Jason and I had a rhythm: we walked every aid station (about a mile apart) and we ran together and alone, pushing each other. The first loop went by with relative ease. Never did I doubt this would be a sub-3-hour marathon. Kudos to Jason for driving most of the second loop. Around mile 18, I told myself to hang with Jason until mile 20, then mile 22, then mile 24. He looked back often to make sure I hung on until mile 26. Laurie - who just finished her half marathon - came out to cheer us in from about mile 21 on.
We entered the stadium for an out-and-back on the football field. At the entrance, you can accept a football to run with... I fumbled it. I had spoken of my plan to throw myself the ball and jump catch it over the finish line so Laurie picked up my fumble and handed it to me as I came back to approach the finish. It was epic... then I fumbled it, again. Regardless, a 4th place finish (1st in age group) in 2:54:14 (my 15th fastest of 66 marathons - not bad, considering the poor training) with a silly finish photo made for a successful 42nd sub-3-hour state marathon.
|My dramatic end zone finish, GO SPORTS!|
|Incomplete pass, no touchdown!|
With 2:58 on the clock, Michael entered the stadium to sneak in a sub-3-hour marathon. With all of our half marathoners finished, we lingered to watch Carolyn finish her marathon. Five of us won age group and overall awards - our choice of locally blown glass bowls, pitchers, and vases.

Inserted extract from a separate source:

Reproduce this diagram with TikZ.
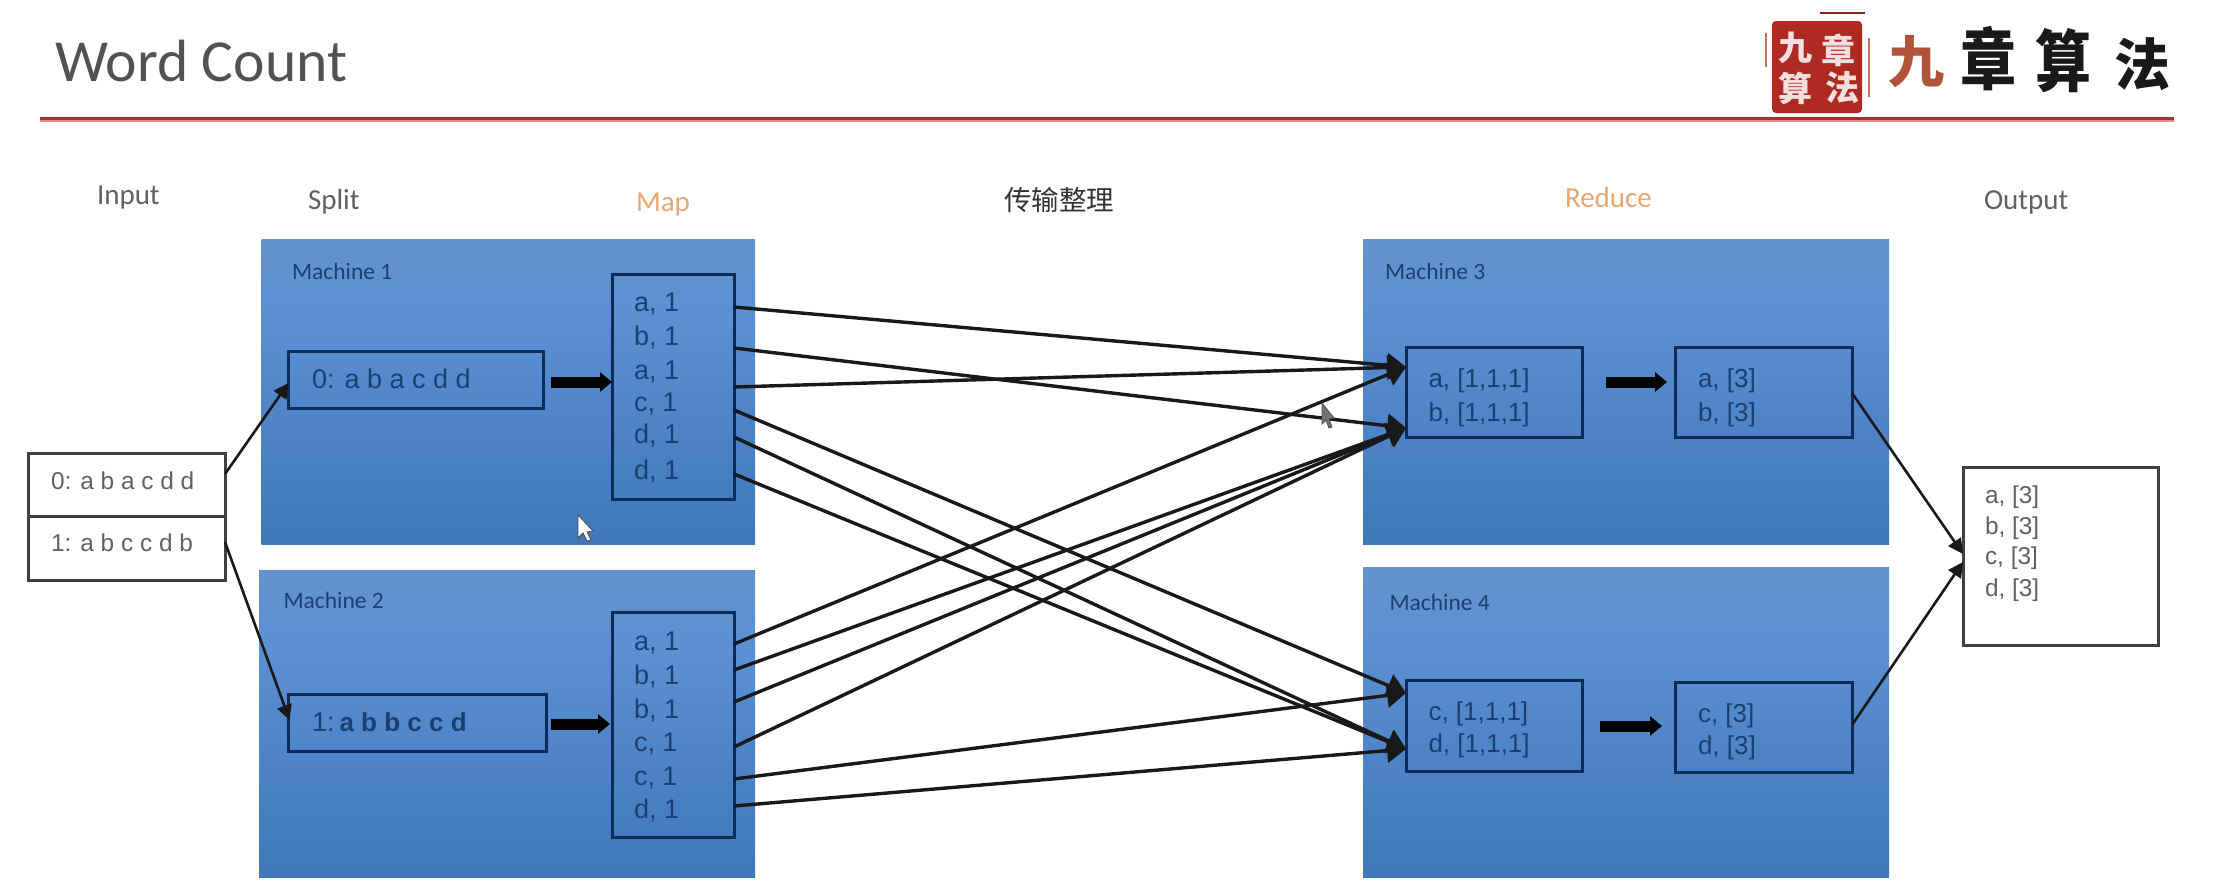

Beers, food, and cake were all waiting at the finish line.
I had one more race for the day; my favorite punk band in high school, the recently reunited Jawbreaker, was playing at the Aragon Ballroom in Chicago. A sub-3-hour marathon in West Virginia, then an 8-hour drive to Chicago for 2 hours of nostalgia with old and new friends capped off a great weekend. Oh, and Jill caught the drumstick and gave it to me! Perfect weekend.